Short exercise — Print the listing in its entirety and exactly, leaving out images.

======

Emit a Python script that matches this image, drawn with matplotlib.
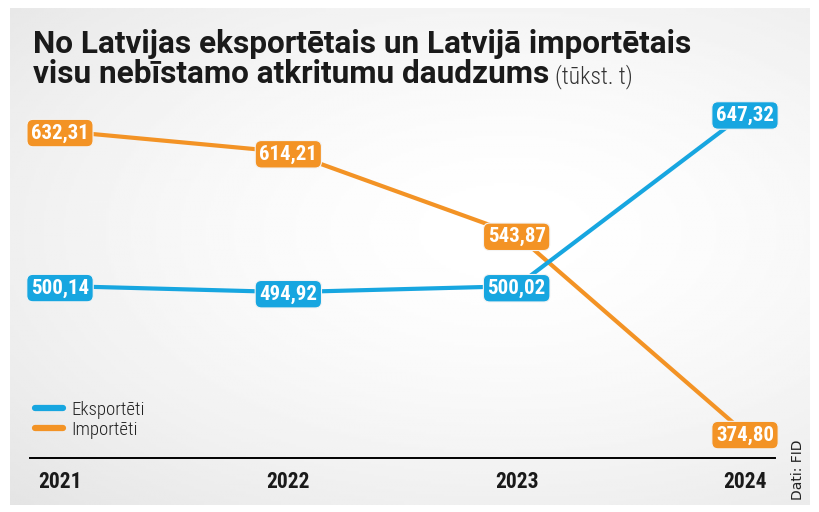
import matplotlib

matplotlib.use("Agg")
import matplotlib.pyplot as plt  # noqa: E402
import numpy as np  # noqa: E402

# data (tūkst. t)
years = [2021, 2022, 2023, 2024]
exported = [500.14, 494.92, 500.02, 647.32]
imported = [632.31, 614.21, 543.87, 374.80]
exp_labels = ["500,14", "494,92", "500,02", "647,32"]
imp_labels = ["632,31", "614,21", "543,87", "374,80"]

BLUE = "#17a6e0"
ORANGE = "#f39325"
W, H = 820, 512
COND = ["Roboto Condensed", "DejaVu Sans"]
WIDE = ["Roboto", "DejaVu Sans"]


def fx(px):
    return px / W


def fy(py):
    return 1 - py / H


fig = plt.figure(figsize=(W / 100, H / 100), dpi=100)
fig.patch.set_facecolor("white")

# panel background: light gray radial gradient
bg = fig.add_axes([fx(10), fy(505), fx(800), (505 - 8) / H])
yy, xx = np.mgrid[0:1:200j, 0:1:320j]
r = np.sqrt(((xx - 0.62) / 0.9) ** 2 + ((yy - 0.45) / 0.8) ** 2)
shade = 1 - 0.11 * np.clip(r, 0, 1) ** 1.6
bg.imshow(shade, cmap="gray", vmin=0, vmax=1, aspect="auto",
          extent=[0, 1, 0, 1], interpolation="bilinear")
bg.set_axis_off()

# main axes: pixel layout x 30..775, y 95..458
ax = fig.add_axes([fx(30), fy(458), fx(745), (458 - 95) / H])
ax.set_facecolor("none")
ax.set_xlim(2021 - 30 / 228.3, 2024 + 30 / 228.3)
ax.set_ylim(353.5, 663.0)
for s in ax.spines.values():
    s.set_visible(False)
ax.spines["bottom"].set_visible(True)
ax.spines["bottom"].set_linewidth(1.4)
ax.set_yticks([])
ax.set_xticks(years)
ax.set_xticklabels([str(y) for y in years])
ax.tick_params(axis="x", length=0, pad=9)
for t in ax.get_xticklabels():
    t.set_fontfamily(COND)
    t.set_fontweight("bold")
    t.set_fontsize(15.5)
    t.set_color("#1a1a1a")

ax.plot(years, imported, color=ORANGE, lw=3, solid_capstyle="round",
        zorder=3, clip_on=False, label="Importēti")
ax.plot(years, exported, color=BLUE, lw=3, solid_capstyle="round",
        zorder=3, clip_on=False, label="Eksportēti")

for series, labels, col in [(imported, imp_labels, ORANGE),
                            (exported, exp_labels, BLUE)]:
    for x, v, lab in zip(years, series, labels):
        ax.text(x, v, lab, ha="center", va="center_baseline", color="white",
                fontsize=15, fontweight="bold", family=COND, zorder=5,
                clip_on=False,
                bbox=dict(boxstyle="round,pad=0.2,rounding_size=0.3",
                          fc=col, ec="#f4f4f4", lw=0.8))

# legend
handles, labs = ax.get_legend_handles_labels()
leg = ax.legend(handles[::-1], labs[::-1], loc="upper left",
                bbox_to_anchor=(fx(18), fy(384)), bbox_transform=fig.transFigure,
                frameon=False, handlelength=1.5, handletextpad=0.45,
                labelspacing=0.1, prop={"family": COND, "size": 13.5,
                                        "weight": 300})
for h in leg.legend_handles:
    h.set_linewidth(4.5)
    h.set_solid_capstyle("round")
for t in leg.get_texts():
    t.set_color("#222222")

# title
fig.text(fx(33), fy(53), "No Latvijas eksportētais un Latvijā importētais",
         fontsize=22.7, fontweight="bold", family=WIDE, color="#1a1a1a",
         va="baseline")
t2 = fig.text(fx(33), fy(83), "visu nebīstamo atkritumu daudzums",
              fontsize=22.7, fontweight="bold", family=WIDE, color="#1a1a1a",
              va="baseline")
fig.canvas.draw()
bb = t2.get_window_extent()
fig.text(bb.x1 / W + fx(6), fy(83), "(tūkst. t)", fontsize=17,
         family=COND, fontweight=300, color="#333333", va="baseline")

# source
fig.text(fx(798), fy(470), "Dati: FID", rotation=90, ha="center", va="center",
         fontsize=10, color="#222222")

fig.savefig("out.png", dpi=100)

======

Final answer —
Emit a Python script that matches this image, drawn with matplotlib.
import matplotlib

matplotlib.use("Agg")
import matplotlib.pyplot as plt  # noqa: E402
import numpy as np  # noqa: E402

# data (tūkst. t)
years = [2021, 2022, 2023, 2024]
exported = [500.14, 494.92, 500.02, 647.32]
imported = [632.31, 614.21, 543.87, 374.80]
exp_labels = ["500,14", "494,92", "500,02", "647,32"]
imp_labels = ["632,31", "614,21", "543,87", "374,80"]

BLUE = "#17a6e0"
ORANGE = "#f39325"
W, H = 820, 512
COND = ["Roboto Condensed", "DejaVu Sans"]
WIDE = ["Roboto", "DejaVu Sans"]


def fx(px):
    return px / W


def fy(py):
    return 1 - py / H


fig = plt.figure(figsize=(W / 100, H / 100), dpi=100)
fig.patch.set_facecolor("white")

# panel background: light gray radial gradient
bg = fig.add_axes([fx(10), fy(505), fx(800), (505 - 8) / H])
yy, xx = np.mgrid[0:1:200j, 0:1:320j]
r = np.sqrt(((xx - 0.62) / 0.9) ** 2 + ((yy - 0.45) / 0.8) ** 2)
shade = 1 - 0.11 * np.clip(r, 0, 1) ** 1.6
bg.imshow(shade, cmap="gray", vmin=0, vmax=1, aspect="auto",
          extent=[0, 1, 0, 1], interpolation="bilinear")
bg.set_axis_off()

# main axes: pixel layout x 30..775, y 95..458
ax = fig.add_axes([fx(30), fy(458), fx(745), (458 - 95) / H])
ax.set_facecolor("none")
ax.set_xlim(2021 - 30 / 228.3, 2024 + 30 / 228.3)
ax.set_ylim(353.5, 663.0)
for s in ax.spines.values():
    s.set_visible(False)
ax.spines["bottom"].set_visible(True)
ax.spines["bottom"].set_linewidth(1.4)
ax.set_yticks([])
ax.set_xticks(years)
ax.set_xticklabels([str(y) for y in years])
ax.tick_params(axis="x", length=0, pad=9)
for t in ax.get_xticklabels():
    t.set_fontfamily(COND)
    t.set_fontweight("bold")
    t.set_fontsize(15.5)
    t.set_color("#1a1a1a")

ax.plot(years, imported, color=ORANGE, lw=3, solid_capstyle="round",
        zorder=3, clip_on=False, label="Importēti")
ax.plot(years, exported, color=BLUE, lw=3, solid_capstyle="round",
        zorder=3, clip_on=False, label="Eksportēti")

for series, labels, col in [(imported, imp_labels, ORANGE),
                            (exported, exp_labels, BLUE)]:
    for x, v, lab in zip(years, series, labels):
        ax.text(x, v, lab, ha="center", va="center_baseline", color="white",
                fontsize=15, fontweight="bold", family=COND, zorder=5,
                clip_on=False,
                bbox=dict(boxstyle="round,pad=0.2,rounding_size=0.3",
                          fc=col, ec="#f4f4f4", lw=0.8))

# legend
handles, labs = ax.get_legend_handles_labels()
leg = ax.legend(handles[::-1], labs[::-1], loc="upper left",
                bbox_to_anchor=(fx(18), fy(384)), bbox_transform=fig.transFigure,
                frameon=False, handlelength=1.5, handletextpad=0.45,
                labelspacing=0.1, prop={"family": COND, "size": 13.5,
                                        "weight": 300})
for h in leg.legend_handles:
    h.set_linewidth(4.5)
    h.set_solid_capstyle("round")
for t in leg.get_texts():
    t.set_color("#222222")

# title
fig.text(fx(33), fy(53), "No Latvijas eksportētais un Latvijā importētais",
         fontsize=22.7, fontweight="bold", family=WIDE, color="#1a1a1a",
         va="baseline")
t2 = fig.text(fx(33), fy(83), "visu nebīstamo atkritumu daudzums",
              fontsize=22.7, fontweight="bold", family=WIDE, color="#1a1a1a",
              va="baseline")
fig.canvas.draw()
bb = t2.get_window_extent()
fig.text(bb.x1 / W + fx(6), fy(83), "(tūkst. t)", fontsize=17,
         family=COND, fontweight=300, color="#333333", va="baseline")

# source
fig.text(fx(798), fy(470), "Dati: FID", rotation=90, ha="center", va="center",
         fontsize=10, color="#222222")

fig.savefig("out.png", dpi=100)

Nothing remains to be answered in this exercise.